Prestes, entretanto, possuía qualidades extraordinárias de dirigente. Para os comunistas, os grandes homens são aqueles que sabem acompanhar o sentido da história, da necessidade do progresso histórico e de lutar por esse progresso. Foi exatamente o que Prestes revelou quando compreendeu que a classe operária era a classe que tinha um futuro diante de si, a única que seria capaz de lutar até o fim pela libertação de nossa Pátria e pelo bem, estar da Humanidade. É evidente, por outro lado, que as qualidades de Prestes não são obra do acaso. Elas resultam da necessidade imperiosa que tem o nosso povo de progredir. E na luta por esse objetivo o povo brasileiro tem dado provas de valor, de combatividade, de inteligência e tenacidade, de que Prestes é hoje a expressão mais vigorosa.

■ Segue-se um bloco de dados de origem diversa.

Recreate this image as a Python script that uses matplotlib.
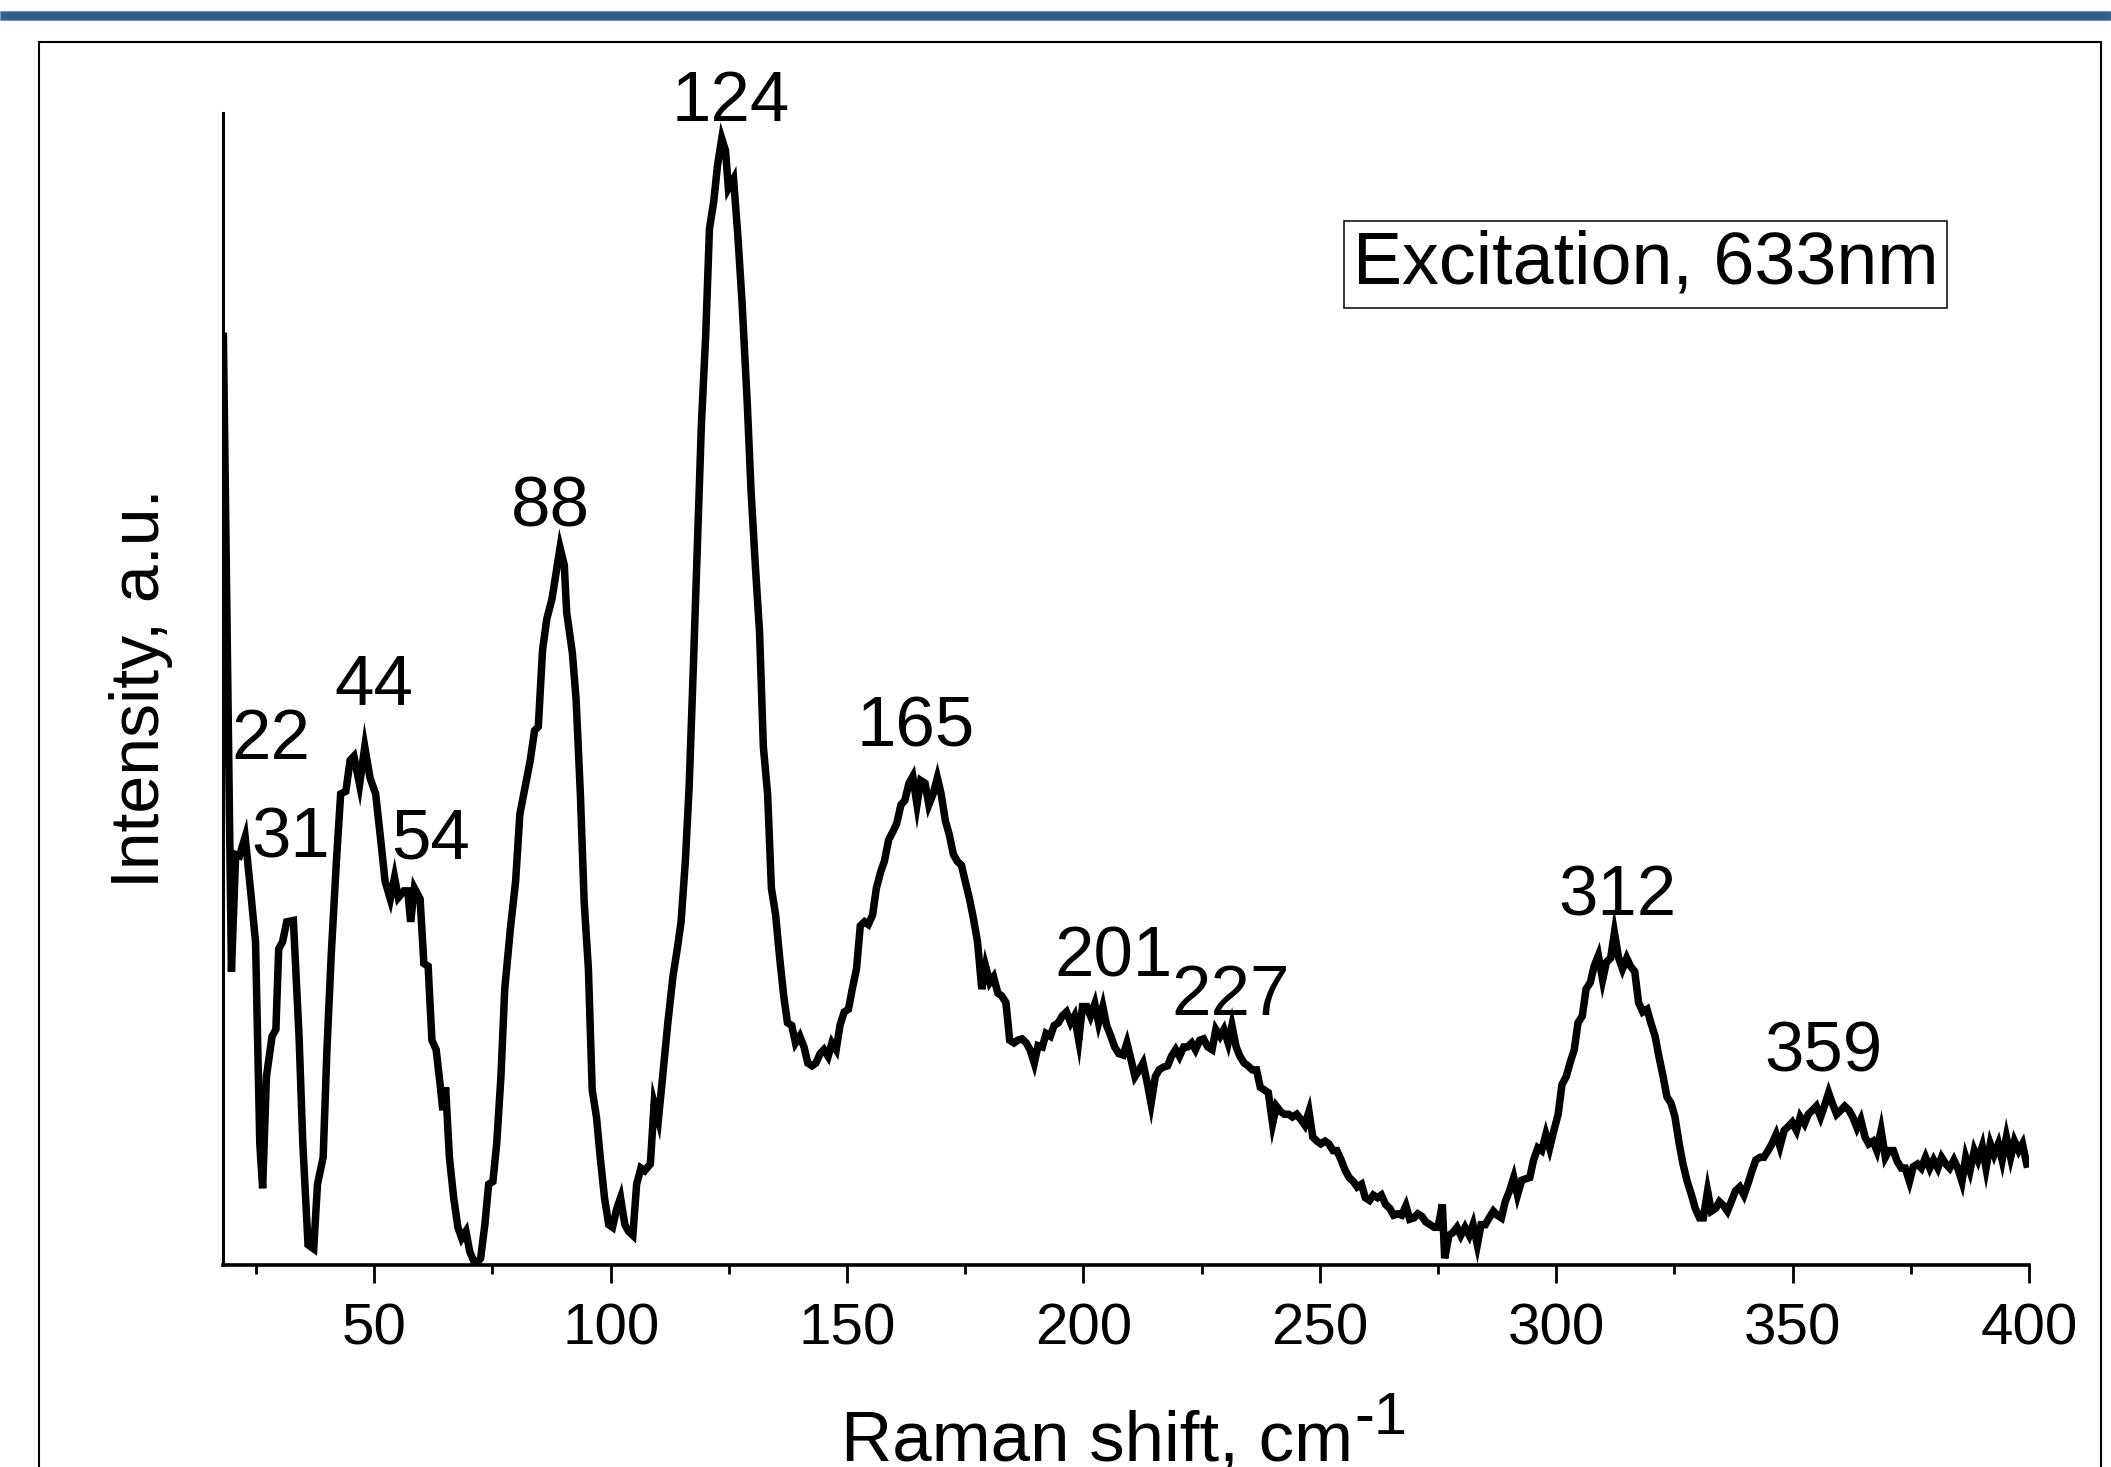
import matplotlib
matplotlib.use('Agg')
import matplotlib.pyplot as plt
import matplotlib.patches as mpatches
from matplotlib.ticker import FixedLocator

plt.rcParams['font.family'] = ['Liberation Sans', 'DejaVu Sans']

# Raman spectrum, excitation 633 nm
shift = [18.1, 19.8, 20.7, 21.5, 22.7, 23.8, 24.9, 25.8, 26.4, 27.2, 28.4, 29.2, 29.8, 30.6, 31.5,
         32.9, 34.1, 34.9, 36.0, 37.2, 38.0, 39.2, 40.0, 40.9, 42.0, 42.9, 44.0, 44.9, 45.7, 46.9,
         48.0, 49.1, 50.3, 51.4, 52.3, 53.4, 54.3, 55.1, 56.3, 57.1, 57.7, 58.5, 59.7, 60.5, 61.4,
         62.2, 63.1, 64.0, 64.5, 65.1, 65.9, 66.8, 67.7, 68.5, 69.4, 70.2, 71.4, 72.5, 73.4, 74.2,
         75.1, 75.9, 76.8, 77.6, 78.8, 79.9, 80.8, 81.9, 83.0, 83.9, 84.7, 85.6, 86.5, 87.6, 88.5,
         89.3, 90.2, 90.7, 91.9, 92.7, 93.6, 94.4, 95.3, 96.1, 97.0, 97.8, 98.7, 99.6, 100.4, 101.3,
         102.1, 103.0, 103.8, 104.7, 105.5, 106.4, 107.2, 108.4, 109.2, 110.1, 111.0, 112.1, 113.2, 114.1, 114.9,
         115.8, 116.6, 117.5, 118.4, 119.2, 120.1, 120.9, 121.8, 122.6, 123.5, 124.3, 124.9, 126.0, 126.9, 127.8,
         128.9, 129.7, 130.6, 131.5, 132.3, 133.2, 134.0, 134.9, 135.7, 136.6, 137.4, 138.3, 139.1, 140.0, 140.9,
         141.7, 142.6, 143.4, 144.3, 145.1, 146.0, 146.8, 147.7, 148.5, 149.4, 150.3, 151.1, 152.0, 152.8, 153.7,
         154.5, 155.4, 156.2, 157.1, 157.9, 158.8, 159.7, 160.5, 161.4, 162.2, 163.1, 163.9, 164.8, 165.6, 166.5,
         167.3, 168.2, 169.1, 169.9, 170.8, 171.6, 172.5, 173.3, 174.2, 175.0, 175.9, 176.7, 177.6, 178.5, 179.3,
         180.2, 181.0, 181.9, 182.7, 183.6, 184.4, 185.3, 186.1, 187.0, 187.9, 188.7, 189.6, 190.4, 191.3, 192.1,
         193.0, 193.8, 194.7, 195.5, 196.4, 197.3, 198.1, 199.0, 199.8, 200.7, 201.5, 202.4, 203.2, 204.1, 204.9,
         205.8, 206.6, 207.5, 208.4, 209.2, 210.1, 210.9, 211.8, 212.6, 213.5, 214.3, 215.2, 216.0, 216.9, 217.8,
         218.6, 219.5, 220.3, 221.2, 222.0, 222.9, 223.7, 224.6, 225.4, 226.3, 227.2, 228.0, 228.9, 229.7, 230.6,
         231.4, 232.3, 233.1, 234.0, 234.8, 235.7, 236.6, 237.4, 238.3, 239.1, 240.0, 240.8, 241.7, 242.5, 243.4,
         244.2, 245.1, 246.0, 246.8, 247.7, 248.5, 249.4, 250.2, 251.1, 251.9, 252.8, 253.6, 254.5, 255.4, 256.2,
         257.1, 257.9, 258.8, 259.6, 260.5, 261.3, 262.2, 263.0, 263.9, 264.8, 265.6, 266.5, 267.3, 268.2, 269.0,
         269.9, 270.7, 271.6, 272.4, 273.3, 274.2, 275.0, 275.9, 276.4, 277.3, 278.1, 279.0, 279.8, 280.7, 281.6,
         282.4, 283.3, 284.1, 285.0, 285.8, 286.7, 287.5, 288.4, 289.2, 290.1, 291.0, 291.8, 292.7, 293.5, 294.4,
         295.2, 296.1, 296.9, 297.8, 298.6, 299.5, 300.4, 301.2, 302.1, 302.9, 303.8, 304.6, 305.5, 306.3, 307.2,
         308.0, 308.9, 309.8, 310.6, 311.5, 312.3, 313.2, 314.0, 314.9, 315.7, 316.6, 317.4, 318.3, 319.2, 320.0,
         320.9, 321.7, 322.6, 323.4, 324.3, 325.1, 326.0, 326.8, 327.7, 328.6, 329.4, 330.3, 331.1, 332.0, 332.8,
         333.7, 334.5, 335.4, 336.2, 337.1, 337.9, 338.8, 339.7, 340.5, 341.4, 342.2, 343.1, 343.9, 344.8, 345.6,
         346.5, 347.3, 348.2, 349.1, 349.9, 350.8, 351.6, 352.5, 353.3, 354.2, 355.0, 355.9, 356.7, 357.6, 358.4,
         359.3, 360.2, 361.0, 361.9, 362.7, 363.6, 364.4, 365.3, 366.1, 367.0, 367.8, 368.7, 369.6, 370.4, 371.3,
         372.1, 373.0, 373.8, 374.7, 375.5, 376.4, 377.2, 378.1, 379.0, 379.8, 380.7, 381.5, 382.4, 383.2, 384.1,
         384.9, 385.8, 386.6, 387.5, 388.4, 389.2, 390.1, 390.9, 391.8, 392.6, 393.5, 394.3, 395.2, 396.1, 396.9,
         397.8, 398.6, 399.5]
intensity = [690, 218, 305, 304, 318, 280, 240, 90, 57, 140, 170, 175, 235, 240, 255,
             256, 170, 90, 15, 12, 60, 80, 160, 230, 300, 350, 352, 375, 378, 357,
             385, 362, 350, 315, 285, 272, 288, 273, 278, 278, 255, 280, 272, 224, 222,
             167, 160, 132, 115, 132, 80, 50, 28, 20, 25, 10, 0, 5, 30, 60,
             62, 90, 140, 205, 250, 285, 335, 355, 375, 397, 400, 457, 480, 495, 515,
             533, 520, 485, 455, 420, 350, 270, 220, 130, 110, 80, 50, 30, 28, 42,
             50, 30, 25, 22, 60, 72, 70, 75, 120, 108, 140, 180, 215, 235, 255,
             300, 355, 445, 540, 625, 690, 770, 790, 817, 837, 828, 800, 807, 765, 715,
             640, 575, 520, 470, 385, 350, 280, 260, 230, 200, 180, 178, 165, 170, 162,
             150, 148, 150, 157, 160, 155, 165, 160, 178, 188, 190, 205, 220, 252, 255,
             253, 260, 280, 292, 300, 316, 322, 328, 342, 345, 358, 363, 342, 360, 358,
             342, 350, 362, 350, 330, 320, 305, 300, 297, 285, 272, 258, 240, 205, 222,
             210, 214, 202, 200, 195, 167, 165, 167, 168, 165, 160, 150, 163, 162, 172,
             170, 178, 180, 185, 188, 180, 185, 167, 192, 192, 185, 194, 180, 192, 178,
             170, 162, 157, 156, 165, 152, 140, 145, 150, 135, 120, 140, 145, 147, 148,
             155, 160, 155, 162, 162, 165, 160, 167, 168, 162, 160, 175, 170, 175, 165,
             178, 162, 155, 150, 148, 145, 145, 132, 130, 128, 105, 118, 114, 112, 112,
             110, 112, 108, 104, 114, 95, 92, 90, 92, 90, 85, 85, 78, 70, 65,
             62, 58, 60, 50, 48, 52, 50, 52, 45, 42, 37, 38, 37, 44, 34,
             35, 38, 36, 32, 30, 28, 28, 45, 5, 22, 24, 28, 22, 28, 22,
             30, 15, 30, 30, 35, 40, 37, 35, 47, 55, 65, 52, 63, 64, 65,
             78, 87, 85, 97, 87, 100, 112, 134, 140, 150, 160, 180, 185, 205, 210,
             222, 230, 212, 225, 228, 247, 228, 220, 228, 222, 218, 195, 188, 190, 180,
             170, 155, 140, 125, 120, 110, 90, 75, 62, 52, 42, 35, 35, 55, 40,
             42, 47, 44, 40, 48, 55, 58, 52, 60, 70, 78, 80, 80, 85, 90,
             97, 88, 100, 103, 106, 100, 110, 105, 112, 115, 118, 110, 118, 128, 120,
             112, 115, 118, 115, 110, 102, 108, 95, 90, 92, 85, 100, 80, 85, 85,
             77, 72, 72, 62, 73, 75, 72, 80, 72, 78, 72, 80, 75, 72, 78,
             72, 62, 80, 70, 85, 78, 88, 72, 90, 82, 90, 78, 95, 80, 92,
             85, 90, 75]

peak_labels = ['22', '31', '44', '54', '88', '124', '165', '201', '227', '312', '359']
label_x = [28.1, 32.3, 50.0, 62.0, 87.3, 125.5, 164.5, 206.4, 231.1, 312.9, 356.5]
label_y = [376, 303, 416, 302, 549, 850, 385, 214, 186, 260, 144]

major_ticks = [50, 100, 150, 200, 250, 300, 350, 400]
minor_ticks = [25, 75, 125, 175, 225, 275, 325, 375]

fig = plt.figure(figsize=(21.11, 14.67), dpi=100)
fig.patch.set_facecolor('white')

# slide decoration: blue band at the top and the thin frame around the chart
fig.add_artist(mpatches.Rectangle((0, 0.9864), 1, 0.0061, transform=fig.transFigure,
                                  facecolor='#375D8B', edgecolor='#7D99BD', linewidth=0.8))
fig.add_artist(mpatches.Rectangle((0.0185, -0.02), 0.9768, 0.9914, transform=fig.transFigure,
                                  facecolor='none', edgecolor='black', linewidth=1.5))

ax = fig.add_axes([0.1056, 0.1377, 0.8556, 0.7853])
ax.plot(shift, intensity, color='black', linewidth=5.4, solid_joinstyle='miter')

ax.set_xlim(18, 400)
ax.set_ylim(0, 856)

ax.spines['top'].set_visible(False)
ax.spines['right'].set_visible(False)
ax.spines['left'].set_linewidth(2.2)
ax.spines['bottom'].set_linewidth(2.6)

ax.xaxis.set_major_locator(FixedLocator(major_ticks))
ax.xaxis.set_minor_locator(FixedLocator(minor_ticks))
ax.tick_params(axis='x', which='major', direction='out', length=13, width=2, labelsize=42, pad=14)
ax.tick_params(axis='x', which='minor', direction='out', length=6.5, width=2)
ax.set_yticks([])

# x label with a full-size raised "-1" like the original
ax.set_xlabel('Raman shift, cm', fontsize=51)
ax.xaxis.set_label_coords(0.484, -0.170)
ax.xaxis.label.set_va('baseline')
ax.annotate('-1', xy=(1, 0), xycoords=ax.xaxis.label, xytext=(1, 30), textcoords='offset points',
            fontsize=43, ha='left', va='baseline')

ax.set_ylabel('Intensity, a.u.', fontsize=49)
ax.yaxis.set_label_coords(-0.0454, 0.501)
ax.yaxis.label.set_va('center')

for lab, px, py in zip(peak_labels, label_x, label_y):
    ax.text(px, py, lab, fontsize=51, ha='center', va='baseline')

ax.text(0.7877, 0.8685, 'Excitation, 633nm', transform=ax.transAxes, fontsize=53,
        ha='center', va='center',
        bbox=dict(boxstyle='square,pad=0.12', facecolor='white', edgecolor='black', linewidth=1.1))

plt.savefig('out.png', dpi=100)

O reflexo desse vigor está hoje traduzido em termos políticos, na ação política de Prestes depois do seu ingresso no Partido Comunista, desde a resistência, à ofensiva do fascismo contra a nossa Pátria até esta nova etapa do desenvolvimento pacifico dos povos amantes da liberdade. Os documentos de Prestes são assim profundamente políticos, de grande conteúdo político. Ele mesmo afirma que, condenado a dezenas de anos sob a acusação de tentar implantar o comunismo no Brasil, jamais pretendeu fazê-lo, porque como comunista sabe que é uma asneira querer «implantar» o comunismo. Lutando objetivamente pelo socialismo, Prestes luta primeiramente contra o atraso, a miséria e a ignorância em que vegeta o nosso povo. Esse o sentido de sua luta, da posição política de seu Partido, e tal é a missão do proletariado brasileiro.

Com uma visão de verdadeiro gênio revolucionário, colocando-se no campo do marxismo criador, Prestes compreendeu toda a importância da vitória militar contra o fascismo e os rumos que tomaria a humanidade na sua marcha progressista e democrática. Reforçou por isso a orientação do Partido Comunista na sua luta pela União Nacional para a Paz e a Democracia, dando-lhe maior conteúdo revolucionário e mostrando todas as formas novas de luta a serem utilizadas pelo povo para a sua organização e sua unidade. Situou o caráter da revolução brasileira dentro dos quadros políticos do mundo atual e alertou-nos contra o desvio pequeno-burguês, em que vínhamos caindo, que consistia na subestimação dos camponeses como aliado principal do proletariado na revolução brasileira. A questão da terra, do latifúndio e do monopólio da propriedade territorial, foi posta aos nossos olhos com grande força pela maneira lógica e clara como Prestes colocava o problema da reforma agrária como condição indispensável para progredirmos e golpearmos a base da reação e do imperialismo no Brasil.

E todos aqueles que duvidavam da capacidade política de Prestes como mestre da estratégia e da tática do proletariado podem encontrar neste volume o atestado vivo da habilidade tática e da visão estratégica desse político de novo tipo, desse guia tenaz e infatigável do nosso povo. O desmascaramento do golpismo e do imperialismo e as vitórias democráticas conseguidas contra a reação e os restos do fascismo em desespero são frutos da sabedoria de Prestes. Que os patriotas e democratas, que o proletariado e os amigos e simpatizantes do Partido Comunista do Brasil, recebam a edição desta coletânea dos trabalhos de Prestes com espírito compreensivo e como a melhor ajuda de um amigo, de um companheiro, de um chefe, para assim empreendermos, com profunda convicção, e verdadeiramente unidos, a marcha vitoriosa na construção de um Brasil democrático e independente.